* [What you have to do] Set down word for word the lines running from the line with "Rebuild this chart" to the line with "ML, MR, MT, MB = 55, 0, 7, 62", ends included. Skip every picture.

* [Data extract]
----------------------------------------

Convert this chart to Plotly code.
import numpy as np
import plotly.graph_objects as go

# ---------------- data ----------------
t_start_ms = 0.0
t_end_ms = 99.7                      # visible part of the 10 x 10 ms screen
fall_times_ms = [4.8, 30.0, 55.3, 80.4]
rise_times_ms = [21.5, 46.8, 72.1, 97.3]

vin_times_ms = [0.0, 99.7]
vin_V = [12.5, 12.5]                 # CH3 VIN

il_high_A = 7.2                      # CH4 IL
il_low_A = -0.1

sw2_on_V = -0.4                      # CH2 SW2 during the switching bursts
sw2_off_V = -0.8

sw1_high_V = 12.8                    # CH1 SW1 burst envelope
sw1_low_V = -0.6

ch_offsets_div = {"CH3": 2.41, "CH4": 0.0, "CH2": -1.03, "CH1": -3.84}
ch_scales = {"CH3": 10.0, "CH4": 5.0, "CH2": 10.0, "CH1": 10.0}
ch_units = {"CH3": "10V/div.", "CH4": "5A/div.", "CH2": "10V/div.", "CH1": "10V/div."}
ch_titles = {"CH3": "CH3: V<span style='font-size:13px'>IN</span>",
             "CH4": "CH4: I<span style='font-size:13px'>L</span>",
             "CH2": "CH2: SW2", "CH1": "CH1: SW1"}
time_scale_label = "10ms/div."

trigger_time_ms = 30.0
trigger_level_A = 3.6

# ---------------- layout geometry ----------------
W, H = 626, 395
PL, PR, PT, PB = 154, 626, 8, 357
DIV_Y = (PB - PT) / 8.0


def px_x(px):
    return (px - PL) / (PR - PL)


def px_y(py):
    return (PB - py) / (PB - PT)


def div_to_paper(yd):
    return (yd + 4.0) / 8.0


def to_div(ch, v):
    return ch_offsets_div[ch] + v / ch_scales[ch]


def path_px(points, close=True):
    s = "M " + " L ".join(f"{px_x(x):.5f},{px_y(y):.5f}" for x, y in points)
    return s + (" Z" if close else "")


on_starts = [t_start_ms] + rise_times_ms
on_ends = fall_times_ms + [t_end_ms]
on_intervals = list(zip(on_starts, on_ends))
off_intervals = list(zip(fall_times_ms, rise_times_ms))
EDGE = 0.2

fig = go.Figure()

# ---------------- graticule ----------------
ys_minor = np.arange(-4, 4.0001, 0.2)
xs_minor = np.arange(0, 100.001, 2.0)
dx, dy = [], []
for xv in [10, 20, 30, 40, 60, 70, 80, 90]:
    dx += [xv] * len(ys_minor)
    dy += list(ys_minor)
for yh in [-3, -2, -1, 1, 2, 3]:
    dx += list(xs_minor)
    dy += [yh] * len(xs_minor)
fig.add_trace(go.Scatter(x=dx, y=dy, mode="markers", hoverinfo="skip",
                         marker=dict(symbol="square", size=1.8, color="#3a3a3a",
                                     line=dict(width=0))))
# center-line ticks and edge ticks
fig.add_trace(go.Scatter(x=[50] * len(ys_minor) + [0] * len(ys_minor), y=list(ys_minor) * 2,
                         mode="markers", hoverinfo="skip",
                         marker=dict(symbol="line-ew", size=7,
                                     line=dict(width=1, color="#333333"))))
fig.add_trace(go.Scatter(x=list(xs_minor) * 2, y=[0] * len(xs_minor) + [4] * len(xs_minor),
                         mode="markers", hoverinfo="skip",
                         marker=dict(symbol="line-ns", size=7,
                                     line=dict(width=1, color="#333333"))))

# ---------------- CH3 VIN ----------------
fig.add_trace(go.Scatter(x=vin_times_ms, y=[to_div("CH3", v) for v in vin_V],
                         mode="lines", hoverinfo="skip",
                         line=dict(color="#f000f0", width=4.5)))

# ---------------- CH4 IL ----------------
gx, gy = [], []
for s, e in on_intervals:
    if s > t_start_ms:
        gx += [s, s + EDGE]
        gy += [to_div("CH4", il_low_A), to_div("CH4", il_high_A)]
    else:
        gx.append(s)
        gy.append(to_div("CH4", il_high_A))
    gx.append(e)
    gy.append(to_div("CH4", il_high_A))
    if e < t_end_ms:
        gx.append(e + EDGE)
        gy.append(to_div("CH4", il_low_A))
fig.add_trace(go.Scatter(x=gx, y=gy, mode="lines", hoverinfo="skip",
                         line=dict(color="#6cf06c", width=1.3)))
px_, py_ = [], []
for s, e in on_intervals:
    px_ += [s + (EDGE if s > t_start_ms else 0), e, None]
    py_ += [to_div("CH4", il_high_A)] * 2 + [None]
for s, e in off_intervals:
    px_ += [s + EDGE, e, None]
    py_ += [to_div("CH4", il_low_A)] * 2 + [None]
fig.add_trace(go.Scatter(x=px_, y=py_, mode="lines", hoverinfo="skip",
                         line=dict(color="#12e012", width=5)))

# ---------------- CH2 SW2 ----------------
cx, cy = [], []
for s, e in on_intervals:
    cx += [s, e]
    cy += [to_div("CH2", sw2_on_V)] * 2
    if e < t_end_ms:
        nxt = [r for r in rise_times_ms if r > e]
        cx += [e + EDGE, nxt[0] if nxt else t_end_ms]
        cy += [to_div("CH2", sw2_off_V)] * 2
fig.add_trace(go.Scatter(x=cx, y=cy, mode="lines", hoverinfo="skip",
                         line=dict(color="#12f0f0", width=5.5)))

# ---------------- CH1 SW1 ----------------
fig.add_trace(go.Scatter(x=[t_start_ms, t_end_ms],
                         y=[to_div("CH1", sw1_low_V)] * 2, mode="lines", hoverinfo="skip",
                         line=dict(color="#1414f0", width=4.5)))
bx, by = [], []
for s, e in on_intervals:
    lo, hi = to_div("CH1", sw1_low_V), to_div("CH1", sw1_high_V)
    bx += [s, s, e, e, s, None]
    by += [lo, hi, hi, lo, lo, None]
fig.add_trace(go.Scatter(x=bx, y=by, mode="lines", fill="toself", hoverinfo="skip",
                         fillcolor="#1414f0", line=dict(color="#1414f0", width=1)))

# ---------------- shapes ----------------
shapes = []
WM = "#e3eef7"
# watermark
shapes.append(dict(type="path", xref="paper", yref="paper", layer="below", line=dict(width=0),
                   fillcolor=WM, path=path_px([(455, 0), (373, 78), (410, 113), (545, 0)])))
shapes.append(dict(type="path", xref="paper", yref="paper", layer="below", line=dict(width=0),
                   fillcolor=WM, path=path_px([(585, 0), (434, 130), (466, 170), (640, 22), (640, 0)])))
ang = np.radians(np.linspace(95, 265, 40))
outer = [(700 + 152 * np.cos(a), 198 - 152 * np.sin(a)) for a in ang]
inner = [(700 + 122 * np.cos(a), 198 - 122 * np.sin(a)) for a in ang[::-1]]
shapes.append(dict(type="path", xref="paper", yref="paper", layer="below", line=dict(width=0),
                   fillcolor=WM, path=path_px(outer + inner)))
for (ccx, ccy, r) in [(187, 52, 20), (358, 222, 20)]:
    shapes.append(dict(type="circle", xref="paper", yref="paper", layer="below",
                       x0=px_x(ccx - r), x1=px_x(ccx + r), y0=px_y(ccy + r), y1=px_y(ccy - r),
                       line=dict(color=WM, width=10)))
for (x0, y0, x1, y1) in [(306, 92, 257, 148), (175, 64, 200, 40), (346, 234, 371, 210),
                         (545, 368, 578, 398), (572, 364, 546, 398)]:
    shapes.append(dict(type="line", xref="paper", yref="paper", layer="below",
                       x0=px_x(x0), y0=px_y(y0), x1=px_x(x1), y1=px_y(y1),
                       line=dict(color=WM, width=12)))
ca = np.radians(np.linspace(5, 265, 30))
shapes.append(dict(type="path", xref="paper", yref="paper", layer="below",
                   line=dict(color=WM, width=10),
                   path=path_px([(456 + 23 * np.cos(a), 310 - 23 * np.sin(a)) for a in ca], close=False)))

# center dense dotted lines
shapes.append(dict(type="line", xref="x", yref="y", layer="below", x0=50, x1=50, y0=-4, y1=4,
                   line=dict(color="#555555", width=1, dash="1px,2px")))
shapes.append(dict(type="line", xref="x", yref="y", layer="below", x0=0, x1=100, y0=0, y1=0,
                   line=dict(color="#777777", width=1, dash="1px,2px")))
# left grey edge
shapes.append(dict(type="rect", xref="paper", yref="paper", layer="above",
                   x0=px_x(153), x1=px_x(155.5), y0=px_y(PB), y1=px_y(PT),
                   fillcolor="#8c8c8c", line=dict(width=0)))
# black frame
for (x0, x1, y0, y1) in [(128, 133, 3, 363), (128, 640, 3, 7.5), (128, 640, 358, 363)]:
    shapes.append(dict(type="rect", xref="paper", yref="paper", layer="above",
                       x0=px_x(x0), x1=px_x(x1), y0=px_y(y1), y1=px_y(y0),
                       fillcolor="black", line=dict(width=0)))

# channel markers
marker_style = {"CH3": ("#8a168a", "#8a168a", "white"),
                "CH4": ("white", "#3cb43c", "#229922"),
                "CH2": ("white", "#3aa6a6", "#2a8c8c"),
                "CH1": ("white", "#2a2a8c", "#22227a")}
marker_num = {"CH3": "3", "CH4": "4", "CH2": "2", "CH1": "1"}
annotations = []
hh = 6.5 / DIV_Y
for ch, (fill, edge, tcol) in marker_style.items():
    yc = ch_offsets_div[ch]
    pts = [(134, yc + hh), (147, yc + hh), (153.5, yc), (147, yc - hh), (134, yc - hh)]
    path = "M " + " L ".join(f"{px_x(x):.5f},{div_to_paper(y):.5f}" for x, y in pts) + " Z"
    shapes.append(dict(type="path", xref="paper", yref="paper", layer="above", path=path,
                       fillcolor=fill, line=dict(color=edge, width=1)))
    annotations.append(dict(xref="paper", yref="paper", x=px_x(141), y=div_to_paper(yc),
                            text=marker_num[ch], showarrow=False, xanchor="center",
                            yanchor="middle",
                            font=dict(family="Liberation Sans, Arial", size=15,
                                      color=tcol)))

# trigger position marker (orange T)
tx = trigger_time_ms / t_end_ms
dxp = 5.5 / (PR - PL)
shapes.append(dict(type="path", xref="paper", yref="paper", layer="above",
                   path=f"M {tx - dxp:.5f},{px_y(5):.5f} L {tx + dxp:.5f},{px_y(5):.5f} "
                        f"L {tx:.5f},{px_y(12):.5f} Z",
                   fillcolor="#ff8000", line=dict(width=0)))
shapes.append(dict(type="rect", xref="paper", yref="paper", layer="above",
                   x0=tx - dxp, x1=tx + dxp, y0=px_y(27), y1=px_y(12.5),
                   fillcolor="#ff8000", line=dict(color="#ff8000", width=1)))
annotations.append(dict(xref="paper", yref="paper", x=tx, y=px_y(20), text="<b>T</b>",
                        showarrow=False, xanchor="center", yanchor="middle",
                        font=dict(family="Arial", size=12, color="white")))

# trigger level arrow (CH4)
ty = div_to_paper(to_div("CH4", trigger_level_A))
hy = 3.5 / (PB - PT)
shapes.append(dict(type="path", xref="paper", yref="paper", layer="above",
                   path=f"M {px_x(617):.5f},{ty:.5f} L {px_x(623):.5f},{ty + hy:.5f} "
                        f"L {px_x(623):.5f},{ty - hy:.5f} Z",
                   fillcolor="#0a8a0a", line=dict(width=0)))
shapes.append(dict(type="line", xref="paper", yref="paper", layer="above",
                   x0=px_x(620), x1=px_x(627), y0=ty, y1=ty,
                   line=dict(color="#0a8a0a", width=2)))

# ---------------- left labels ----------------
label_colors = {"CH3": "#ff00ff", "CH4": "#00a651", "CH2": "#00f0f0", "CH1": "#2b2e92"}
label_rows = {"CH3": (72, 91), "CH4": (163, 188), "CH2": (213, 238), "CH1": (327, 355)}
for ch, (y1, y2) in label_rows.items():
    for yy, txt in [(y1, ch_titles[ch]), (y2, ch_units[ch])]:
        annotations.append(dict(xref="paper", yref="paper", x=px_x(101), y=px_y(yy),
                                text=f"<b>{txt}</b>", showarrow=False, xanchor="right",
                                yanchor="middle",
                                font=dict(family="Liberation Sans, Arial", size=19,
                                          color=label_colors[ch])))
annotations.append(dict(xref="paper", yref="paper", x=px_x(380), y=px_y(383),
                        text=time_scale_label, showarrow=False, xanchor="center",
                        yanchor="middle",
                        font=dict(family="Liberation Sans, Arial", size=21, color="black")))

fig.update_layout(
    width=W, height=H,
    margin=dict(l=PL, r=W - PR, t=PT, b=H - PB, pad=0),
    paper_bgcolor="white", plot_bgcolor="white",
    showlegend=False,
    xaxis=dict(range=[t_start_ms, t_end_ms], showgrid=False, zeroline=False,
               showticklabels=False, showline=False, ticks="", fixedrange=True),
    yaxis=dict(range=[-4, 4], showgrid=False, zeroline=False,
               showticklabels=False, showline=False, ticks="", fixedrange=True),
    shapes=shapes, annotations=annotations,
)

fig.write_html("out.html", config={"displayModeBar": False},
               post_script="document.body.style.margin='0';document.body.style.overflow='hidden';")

----------------------------------------

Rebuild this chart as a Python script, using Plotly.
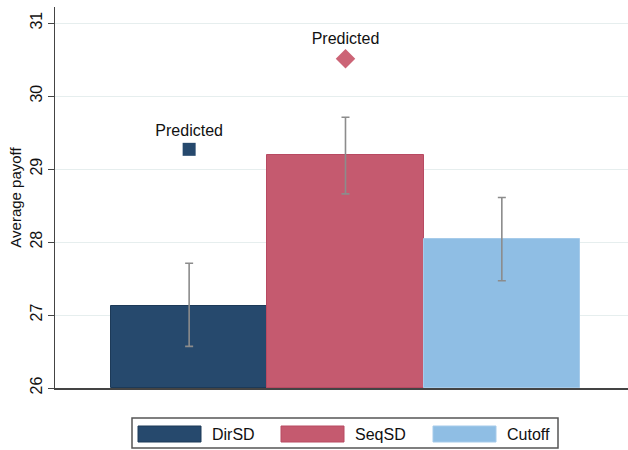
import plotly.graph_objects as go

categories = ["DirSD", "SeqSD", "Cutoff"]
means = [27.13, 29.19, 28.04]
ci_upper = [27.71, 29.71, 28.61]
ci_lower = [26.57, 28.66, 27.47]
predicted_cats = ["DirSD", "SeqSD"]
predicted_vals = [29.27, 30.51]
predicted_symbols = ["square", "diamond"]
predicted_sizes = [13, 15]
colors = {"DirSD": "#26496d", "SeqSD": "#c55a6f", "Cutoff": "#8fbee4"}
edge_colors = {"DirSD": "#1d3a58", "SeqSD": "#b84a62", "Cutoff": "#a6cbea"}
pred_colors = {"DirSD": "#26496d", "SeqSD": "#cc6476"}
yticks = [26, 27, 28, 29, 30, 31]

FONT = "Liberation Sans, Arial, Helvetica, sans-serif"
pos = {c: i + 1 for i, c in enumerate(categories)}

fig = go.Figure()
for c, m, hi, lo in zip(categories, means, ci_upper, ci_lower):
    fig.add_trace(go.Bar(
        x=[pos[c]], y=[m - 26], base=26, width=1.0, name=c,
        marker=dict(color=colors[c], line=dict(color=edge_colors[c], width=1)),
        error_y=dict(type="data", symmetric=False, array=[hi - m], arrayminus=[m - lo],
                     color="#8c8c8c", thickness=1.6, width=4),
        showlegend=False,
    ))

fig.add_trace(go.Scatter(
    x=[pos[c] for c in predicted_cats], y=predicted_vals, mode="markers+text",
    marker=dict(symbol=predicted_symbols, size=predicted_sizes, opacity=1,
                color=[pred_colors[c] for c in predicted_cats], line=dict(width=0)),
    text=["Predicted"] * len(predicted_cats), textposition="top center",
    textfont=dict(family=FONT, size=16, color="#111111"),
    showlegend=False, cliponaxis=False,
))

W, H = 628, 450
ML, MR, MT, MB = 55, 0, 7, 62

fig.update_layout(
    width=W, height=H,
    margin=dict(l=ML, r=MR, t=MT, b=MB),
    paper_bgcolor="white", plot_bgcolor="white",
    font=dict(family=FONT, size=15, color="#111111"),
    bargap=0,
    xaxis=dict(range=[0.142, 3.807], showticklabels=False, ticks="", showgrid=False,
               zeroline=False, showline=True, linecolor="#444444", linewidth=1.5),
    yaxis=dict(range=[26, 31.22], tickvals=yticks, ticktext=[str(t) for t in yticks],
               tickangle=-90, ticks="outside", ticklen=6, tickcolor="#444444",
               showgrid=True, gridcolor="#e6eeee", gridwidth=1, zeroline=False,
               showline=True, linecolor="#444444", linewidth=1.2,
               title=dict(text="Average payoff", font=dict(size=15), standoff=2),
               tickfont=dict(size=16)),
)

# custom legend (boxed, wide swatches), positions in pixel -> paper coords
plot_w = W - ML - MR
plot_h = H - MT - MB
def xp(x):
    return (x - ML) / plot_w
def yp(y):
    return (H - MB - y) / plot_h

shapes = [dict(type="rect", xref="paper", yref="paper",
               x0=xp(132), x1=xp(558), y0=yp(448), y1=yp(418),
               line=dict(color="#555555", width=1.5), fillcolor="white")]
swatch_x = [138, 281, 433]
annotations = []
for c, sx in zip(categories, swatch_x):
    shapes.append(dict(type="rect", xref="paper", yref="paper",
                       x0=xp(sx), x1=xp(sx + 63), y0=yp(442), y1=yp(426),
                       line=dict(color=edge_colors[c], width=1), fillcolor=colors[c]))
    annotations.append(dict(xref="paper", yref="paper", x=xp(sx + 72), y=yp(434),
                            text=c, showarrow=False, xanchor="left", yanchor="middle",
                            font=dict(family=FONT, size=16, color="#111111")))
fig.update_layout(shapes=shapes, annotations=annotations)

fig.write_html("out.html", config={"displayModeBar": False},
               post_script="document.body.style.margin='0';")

----------------------------------------

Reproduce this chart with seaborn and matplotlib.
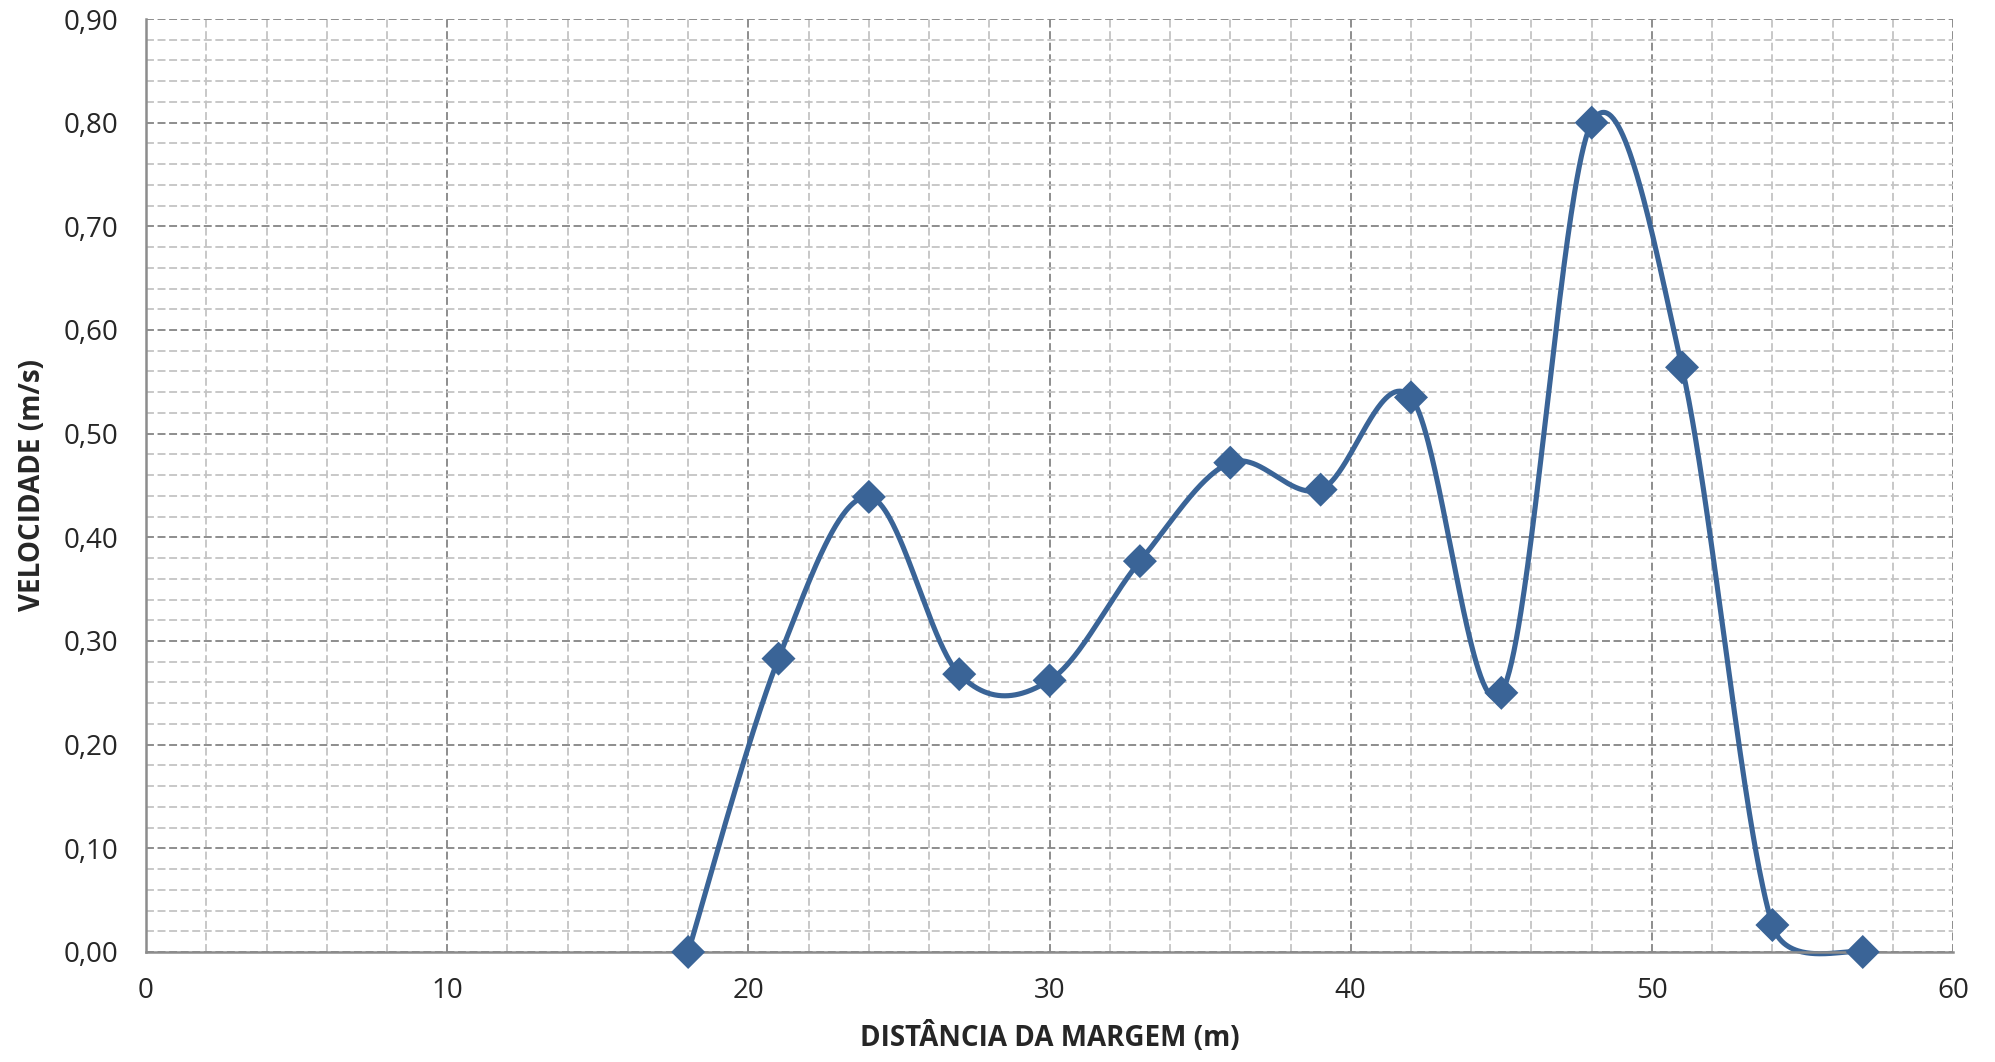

----------------------------------------

* [Exercise output]
Rebuild this chart as a Python script, using Plotly.
import plotly.graph_objects as go

categories = ["DirSD", "SeqSD", "Cutoff"]
means = [27.13, 29.19, 28.04]
ci_upper = [27.71, 29.71, 28.61]
ci_lower = [26.57, 28.66, 27.47]
predicted_cats = ["DirSD", "SeqSD"]
predicted_vals = [29.27, 30.51]
predicted_symbols = ["square", "diamond"]
predicted_sizes = [13, 15]
colors = {"DirSD": "#26496d", "SeqSD": "#c55a6f", "Cutoff": "#8fbee4"}
edge_colors = {"DirSD": "#1d3a58", "SeqSD": "#b84a62", "Cutoff": "#a6cbea"}
pred_colors = {"DirSD": "#26496d", "SeqSD": "#cc6476"}
yticks = [26, 27, 28, 29, 30, 31]

FONT = "Liberation Sans, Arial, Helvetica, sans-serif"
pos = {c: i + 1 for i, c in enumerate(categories)}

fig = go.Figure()
for c, m, hi, lo in zip(categories, means, ci_upper, ci_lower):
    fig.add_trace(go.Bar(
        x=[pos[c]], y=[m - 26], base=26, width=1.0, name=c,
        marker=dict(color=colors[c], line=dict(color=edge_colors[c], width=1)),
        error_y=dict(type="data", symmetric=False, array=[hi - m], arrayminus=[m - lo],
                     color="#8c8c8c", thickness=1.6, width=4),
        showlegend=False,
    ))

fig.add_trace(go.Scatter(
    x=[pos[c] for c in predicted_cats], y=predicted_vals, mode="markers+text",
    marker=dict(symbol=predicted_symbols, size=predicted_sizes, opacity=1,
                color=[pred_colors[c] for c in predicted_cats], line=dict(width=0)),
    text=["Predicted"] * len(predicted_cats), textposition="top center",
    textfont=dict(family=FONT, size=16, color="#111111"),
    showlegend=False, cliponaxis=False,
))

W, H = 628, 450
ML, MR, MT, MB = 55, 0, 7, 62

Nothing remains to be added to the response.